**Information shown:**
— Begin —

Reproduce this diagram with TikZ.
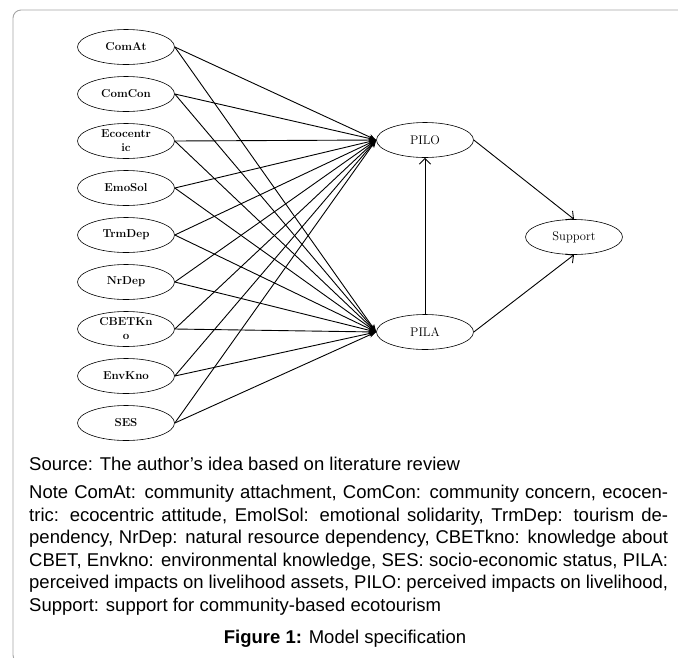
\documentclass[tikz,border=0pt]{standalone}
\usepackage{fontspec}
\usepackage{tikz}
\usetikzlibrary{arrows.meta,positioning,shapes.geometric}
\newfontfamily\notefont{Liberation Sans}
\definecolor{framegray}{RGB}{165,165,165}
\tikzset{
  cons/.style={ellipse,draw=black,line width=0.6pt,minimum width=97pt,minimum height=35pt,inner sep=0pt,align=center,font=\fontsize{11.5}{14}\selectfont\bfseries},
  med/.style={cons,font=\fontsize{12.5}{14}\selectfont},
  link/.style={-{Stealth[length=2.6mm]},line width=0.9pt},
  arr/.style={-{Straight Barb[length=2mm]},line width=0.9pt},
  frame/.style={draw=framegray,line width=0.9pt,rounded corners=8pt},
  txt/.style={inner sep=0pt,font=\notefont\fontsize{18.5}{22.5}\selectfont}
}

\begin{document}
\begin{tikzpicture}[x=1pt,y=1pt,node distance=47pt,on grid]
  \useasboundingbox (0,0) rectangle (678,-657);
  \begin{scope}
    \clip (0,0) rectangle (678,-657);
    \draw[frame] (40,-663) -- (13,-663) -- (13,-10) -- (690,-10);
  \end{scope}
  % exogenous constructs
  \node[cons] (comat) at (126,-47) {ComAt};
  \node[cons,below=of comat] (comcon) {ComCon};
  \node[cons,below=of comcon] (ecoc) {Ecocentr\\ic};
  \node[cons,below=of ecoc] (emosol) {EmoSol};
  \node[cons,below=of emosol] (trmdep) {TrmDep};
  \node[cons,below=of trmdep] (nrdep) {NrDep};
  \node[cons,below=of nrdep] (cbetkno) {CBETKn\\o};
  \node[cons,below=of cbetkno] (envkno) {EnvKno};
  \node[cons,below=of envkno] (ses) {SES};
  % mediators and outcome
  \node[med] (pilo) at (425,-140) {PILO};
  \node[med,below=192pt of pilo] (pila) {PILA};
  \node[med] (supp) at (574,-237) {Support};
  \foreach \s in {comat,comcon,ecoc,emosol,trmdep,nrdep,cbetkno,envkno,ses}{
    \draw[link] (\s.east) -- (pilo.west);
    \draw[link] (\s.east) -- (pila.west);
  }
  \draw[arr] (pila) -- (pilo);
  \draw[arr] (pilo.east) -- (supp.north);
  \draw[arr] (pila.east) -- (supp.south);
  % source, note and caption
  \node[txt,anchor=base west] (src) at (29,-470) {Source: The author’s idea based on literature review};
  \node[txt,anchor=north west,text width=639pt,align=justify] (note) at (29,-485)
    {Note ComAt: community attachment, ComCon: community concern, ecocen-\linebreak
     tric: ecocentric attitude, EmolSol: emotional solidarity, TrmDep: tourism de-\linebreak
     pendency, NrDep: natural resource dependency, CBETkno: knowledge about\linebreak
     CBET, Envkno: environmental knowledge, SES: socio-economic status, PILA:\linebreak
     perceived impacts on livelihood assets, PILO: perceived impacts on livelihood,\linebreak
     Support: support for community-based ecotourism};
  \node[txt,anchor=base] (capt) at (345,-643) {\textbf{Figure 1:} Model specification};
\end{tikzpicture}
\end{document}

— End —
— Begin —

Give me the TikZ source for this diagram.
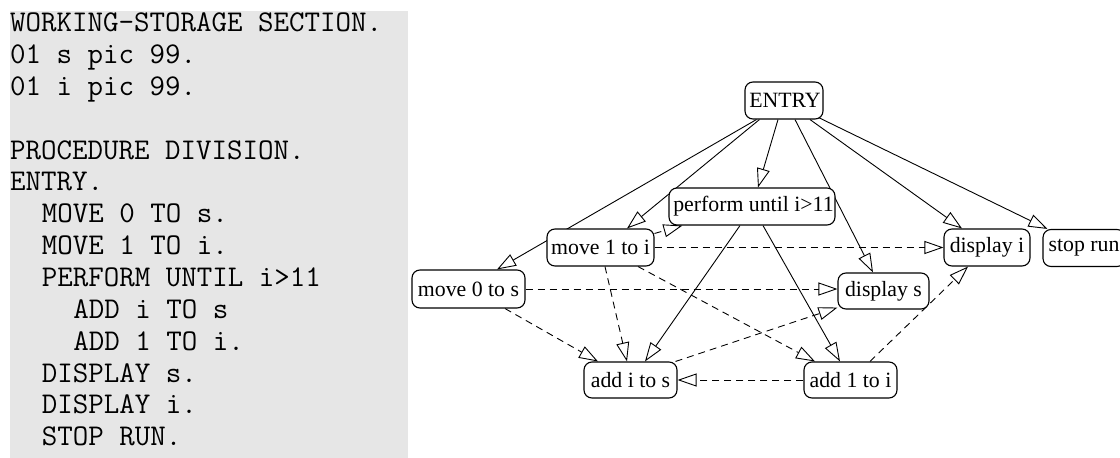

— End —
— Begin —

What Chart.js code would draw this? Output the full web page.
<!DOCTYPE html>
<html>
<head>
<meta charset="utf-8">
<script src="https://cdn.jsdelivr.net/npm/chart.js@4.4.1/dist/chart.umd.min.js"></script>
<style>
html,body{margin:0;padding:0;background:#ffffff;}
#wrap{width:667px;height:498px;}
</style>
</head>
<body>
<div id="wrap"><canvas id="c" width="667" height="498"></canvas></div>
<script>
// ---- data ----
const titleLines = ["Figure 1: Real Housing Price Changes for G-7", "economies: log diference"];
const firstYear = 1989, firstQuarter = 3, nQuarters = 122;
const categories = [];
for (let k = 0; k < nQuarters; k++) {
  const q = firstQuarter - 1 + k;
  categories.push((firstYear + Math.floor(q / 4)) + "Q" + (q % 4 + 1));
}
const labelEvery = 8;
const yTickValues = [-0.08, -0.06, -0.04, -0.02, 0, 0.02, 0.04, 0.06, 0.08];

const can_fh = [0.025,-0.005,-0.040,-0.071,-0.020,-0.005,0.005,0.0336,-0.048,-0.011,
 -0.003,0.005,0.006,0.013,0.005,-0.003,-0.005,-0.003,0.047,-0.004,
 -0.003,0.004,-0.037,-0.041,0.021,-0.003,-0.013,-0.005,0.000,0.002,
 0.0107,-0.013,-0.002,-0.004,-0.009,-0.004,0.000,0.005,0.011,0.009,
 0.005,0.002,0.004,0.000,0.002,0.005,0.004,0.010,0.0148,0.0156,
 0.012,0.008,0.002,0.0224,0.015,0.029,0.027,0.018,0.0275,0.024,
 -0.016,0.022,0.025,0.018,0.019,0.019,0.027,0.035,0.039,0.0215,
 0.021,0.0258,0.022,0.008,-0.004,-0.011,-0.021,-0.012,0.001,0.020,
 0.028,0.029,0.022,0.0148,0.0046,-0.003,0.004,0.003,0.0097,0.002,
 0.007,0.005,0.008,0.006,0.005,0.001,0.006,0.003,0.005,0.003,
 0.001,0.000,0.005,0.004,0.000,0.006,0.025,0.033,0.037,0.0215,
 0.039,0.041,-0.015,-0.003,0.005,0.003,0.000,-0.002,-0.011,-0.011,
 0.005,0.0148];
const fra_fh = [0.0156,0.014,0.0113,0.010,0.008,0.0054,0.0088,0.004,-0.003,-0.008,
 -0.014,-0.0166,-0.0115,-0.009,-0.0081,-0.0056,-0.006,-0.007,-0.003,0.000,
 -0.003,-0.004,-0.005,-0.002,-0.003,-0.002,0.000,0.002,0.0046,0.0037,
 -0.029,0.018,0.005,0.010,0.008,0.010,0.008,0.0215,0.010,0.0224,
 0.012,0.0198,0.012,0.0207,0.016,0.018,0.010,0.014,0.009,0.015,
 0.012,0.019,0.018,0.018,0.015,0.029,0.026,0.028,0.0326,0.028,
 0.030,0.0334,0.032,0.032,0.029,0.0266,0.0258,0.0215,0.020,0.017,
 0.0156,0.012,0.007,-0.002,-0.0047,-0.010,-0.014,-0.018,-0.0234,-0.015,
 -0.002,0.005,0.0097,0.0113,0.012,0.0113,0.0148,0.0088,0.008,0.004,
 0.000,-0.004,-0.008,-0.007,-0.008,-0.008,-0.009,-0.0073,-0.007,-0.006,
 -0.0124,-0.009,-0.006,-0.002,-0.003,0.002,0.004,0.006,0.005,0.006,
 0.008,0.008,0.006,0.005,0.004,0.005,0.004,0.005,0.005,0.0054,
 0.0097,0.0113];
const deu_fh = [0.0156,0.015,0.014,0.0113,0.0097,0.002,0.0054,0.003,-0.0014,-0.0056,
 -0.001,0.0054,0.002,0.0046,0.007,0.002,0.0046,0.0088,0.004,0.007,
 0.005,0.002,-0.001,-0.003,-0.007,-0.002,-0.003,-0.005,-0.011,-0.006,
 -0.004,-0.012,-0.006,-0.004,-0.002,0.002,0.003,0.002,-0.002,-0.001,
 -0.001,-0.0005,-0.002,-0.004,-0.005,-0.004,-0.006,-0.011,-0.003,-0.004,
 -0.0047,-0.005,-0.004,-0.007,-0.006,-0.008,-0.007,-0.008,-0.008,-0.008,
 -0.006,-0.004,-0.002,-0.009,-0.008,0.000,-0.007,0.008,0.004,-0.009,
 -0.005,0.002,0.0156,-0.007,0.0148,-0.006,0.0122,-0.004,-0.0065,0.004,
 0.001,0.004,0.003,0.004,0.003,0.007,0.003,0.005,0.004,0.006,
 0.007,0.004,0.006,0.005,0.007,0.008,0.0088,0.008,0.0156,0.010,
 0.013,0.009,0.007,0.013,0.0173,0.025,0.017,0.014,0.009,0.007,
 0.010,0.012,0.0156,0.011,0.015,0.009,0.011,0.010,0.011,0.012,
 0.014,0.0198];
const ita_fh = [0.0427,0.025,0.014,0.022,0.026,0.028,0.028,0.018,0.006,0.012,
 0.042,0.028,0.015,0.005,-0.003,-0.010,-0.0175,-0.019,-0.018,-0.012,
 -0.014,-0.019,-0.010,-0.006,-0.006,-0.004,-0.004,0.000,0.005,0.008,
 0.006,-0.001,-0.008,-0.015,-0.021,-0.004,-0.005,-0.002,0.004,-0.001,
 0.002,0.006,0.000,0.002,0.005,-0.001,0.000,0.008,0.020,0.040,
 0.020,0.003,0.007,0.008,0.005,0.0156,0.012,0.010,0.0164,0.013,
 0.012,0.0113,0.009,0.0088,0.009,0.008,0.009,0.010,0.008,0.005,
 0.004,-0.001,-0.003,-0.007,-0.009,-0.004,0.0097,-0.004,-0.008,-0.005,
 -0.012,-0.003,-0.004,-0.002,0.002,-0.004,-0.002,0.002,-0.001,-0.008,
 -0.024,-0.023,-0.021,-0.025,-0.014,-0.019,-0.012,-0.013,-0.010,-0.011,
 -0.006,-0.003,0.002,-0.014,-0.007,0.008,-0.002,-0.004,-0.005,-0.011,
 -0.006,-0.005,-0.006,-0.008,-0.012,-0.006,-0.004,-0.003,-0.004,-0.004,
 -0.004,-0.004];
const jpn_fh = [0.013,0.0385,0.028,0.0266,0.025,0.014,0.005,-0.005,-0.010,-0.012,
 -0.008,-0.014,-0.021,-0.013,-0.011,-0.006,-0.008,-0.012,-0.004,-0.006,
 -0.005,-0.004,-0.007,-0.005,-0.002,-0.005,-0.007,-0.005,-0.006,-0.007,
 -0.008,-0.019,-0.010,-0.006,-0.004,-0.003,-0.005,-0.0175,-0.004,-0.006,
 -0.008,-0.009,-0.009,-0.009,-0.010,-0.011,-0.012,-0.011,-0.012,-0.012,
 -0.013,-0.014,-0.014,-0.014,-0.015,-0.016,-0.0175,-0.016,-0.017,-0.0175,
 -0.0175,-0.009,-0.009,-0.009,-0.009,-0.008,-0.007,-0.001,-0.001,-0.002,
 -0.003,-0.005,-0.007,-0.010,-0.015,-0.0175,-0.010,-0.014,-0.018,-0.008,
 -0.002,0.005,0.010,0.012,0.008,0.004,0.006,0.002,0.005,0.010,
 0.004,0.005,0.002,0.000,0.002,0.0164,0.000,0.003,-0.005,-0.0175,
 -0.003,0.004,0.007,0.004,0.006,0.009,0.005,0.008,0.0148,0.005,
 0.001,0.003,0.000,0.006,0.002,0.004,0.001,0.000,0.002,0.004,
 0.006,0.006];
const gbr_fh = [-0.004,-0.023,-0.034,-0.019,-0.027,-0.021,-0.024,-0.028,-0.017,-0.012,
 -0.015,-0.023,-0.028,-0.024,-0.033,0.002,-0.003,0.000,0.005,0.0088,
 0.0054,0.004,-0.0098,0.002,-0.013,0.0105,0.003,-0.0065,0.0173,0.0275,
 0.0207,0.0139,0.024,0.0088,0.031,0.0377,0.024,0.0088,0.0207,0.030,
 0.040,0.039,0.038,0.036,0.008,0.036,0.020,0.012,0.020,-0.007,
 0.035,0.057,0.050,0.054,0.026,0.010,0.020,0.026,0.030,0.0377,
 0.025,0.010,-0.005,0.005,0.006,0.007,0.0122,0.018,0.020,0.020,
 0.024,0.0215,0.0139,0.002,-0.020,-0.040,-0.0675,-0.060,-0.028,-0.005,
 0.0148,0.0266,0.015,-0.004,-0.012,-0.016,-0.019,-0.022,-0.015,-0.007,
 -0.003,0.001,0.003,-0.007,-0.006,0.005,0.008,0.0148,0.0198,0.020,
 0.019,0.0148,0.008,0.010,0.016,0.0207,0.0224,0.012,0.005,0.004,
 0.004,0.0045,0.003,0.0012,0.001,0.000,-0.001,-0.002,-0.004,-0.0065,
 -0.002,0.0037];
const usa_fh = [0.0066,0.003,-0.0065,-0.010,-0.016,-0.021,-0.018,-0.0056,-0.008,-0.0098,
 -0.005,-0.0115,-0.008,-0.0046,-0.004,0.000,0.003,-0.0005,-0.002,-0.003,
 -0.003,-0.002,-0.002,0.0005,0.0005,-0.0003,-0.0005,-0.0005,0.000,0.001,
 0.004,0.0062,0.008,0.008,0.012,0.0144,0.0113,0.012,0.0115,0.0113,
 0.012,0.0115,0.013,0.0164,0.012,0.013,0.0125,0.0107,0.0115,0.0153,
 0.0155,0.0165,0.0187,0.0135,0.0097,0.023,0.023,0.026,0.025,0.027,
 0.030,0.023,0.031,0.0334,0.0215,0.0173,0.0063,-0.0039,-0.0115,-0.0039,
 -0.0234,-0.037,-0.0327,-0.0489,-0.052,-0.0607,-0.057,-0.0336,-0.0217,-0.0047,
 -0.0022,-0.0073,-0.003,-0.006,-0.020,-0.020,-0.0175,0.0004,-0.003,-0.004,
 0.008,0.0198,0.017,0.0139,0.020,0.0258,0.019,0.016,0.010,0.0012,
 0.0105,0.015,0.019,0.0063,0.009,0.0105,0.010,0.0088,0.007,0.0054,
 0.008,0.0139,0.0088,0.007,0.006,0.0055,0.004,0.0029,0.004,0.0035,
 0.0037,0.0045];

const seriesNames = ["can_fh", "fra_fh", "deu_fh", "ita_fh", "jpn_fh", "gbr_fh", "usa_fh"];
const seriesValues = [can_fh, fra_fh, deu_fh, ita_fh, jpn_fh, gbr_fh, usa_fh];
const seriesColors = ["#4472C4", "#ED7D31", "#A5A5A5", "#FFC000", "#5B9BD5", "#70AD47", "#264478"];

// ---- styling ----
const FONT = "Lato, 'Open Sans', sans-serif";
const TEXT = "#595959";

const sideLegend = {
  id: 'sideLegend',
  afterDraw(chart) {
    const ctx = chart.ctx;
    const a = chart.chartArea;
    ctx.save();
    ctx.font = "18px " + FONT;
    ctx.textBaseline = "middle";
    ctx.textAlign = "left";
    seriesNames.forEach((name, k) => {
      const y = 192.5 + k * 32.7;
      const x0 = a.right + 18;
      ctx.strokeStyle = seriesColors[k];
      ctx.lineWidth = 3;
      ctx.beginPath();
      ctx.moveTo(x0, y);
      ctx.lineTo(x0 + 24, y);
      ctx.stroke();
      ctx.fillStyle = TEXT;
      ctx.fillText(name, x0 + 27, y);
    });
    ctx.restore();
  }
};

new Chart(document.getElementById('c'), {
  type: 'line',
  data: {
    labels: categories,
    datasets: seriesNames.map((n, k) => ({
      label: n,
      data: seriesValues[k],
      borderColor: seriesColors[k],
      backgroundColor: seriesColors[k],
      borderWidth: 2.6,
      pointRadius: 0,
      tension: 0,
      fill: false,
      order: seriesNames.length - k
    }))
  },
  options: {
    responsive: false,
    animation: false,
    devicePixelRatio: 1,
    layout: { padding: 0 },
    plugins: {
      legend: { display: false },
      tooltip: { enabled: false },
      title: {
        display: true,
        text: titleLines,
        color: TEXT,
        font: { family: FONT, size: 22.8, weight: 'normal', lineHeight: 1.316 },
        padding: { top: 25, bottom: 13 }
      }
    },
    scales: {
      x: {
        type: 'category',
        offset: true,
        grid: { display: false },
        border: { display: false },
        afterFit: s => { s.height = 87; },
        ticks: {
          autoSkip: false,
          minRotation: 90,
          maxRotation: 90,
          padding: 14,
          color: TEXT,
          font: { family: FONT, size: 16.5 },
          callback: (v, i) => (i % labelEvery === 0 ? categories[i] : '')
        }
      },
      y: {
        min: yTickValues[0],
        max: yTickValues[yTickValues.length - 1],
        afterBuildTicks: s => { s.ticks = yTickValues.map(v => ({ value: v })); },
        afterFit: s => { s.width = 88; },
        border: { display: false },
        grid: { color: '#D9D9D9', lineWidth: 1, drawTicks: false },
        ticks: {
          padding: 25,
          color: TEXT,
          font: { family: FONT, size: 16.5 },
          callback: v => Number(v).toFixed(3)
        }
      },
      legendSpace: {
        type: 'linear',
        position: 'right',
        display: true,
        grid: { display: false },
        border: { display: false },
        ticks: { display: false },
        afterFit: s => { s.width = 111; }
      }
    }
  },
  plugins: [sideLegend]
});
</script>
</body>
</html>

— End —

The lines from the one containing "What Chart.js code" to the one containing "0.04, 0.06, 0.08];", both included, are to be extracted exactly; give no other line.

What Chart.js code would draw this? Output the full web page.
<!DOCTYPE html>
<html>
<head>
<meta charset="utf-8">
<script src="https://cdn.jsdelivr.net/npm/chart.js@4.4.1/dist/chart.umd.min.js"></script>
<style>
html,body{margin:0;padding:0;background:#ffffff;}
#wrap{width:667px;height:498px;}
</style>
</head>
<body>
<div id="wrap"><canvas id="c" width="667" height="498"></canvas></div>
<script>
// ---- data ----
const titleLines = ["Figure 1: Real Housing Price Changes for G-7", "economies: log diference"];
const firstYear = 1989, firstQuarter = 3, nQuarters = 122;
const categories = [];
for (let k = 0; k < nQuarters; k++) {
  const q = firstQuarter - 1 + k;
  categories.push((firstYear + Math.floor(q / 4)) + "Q" + (q % 4 + 1));
}
const labelEvery = 8;
const yTickValues = [-0.08, -0.06, -0.04, -0.02, 0, 0.02, 0.04, 0.06, 0.08];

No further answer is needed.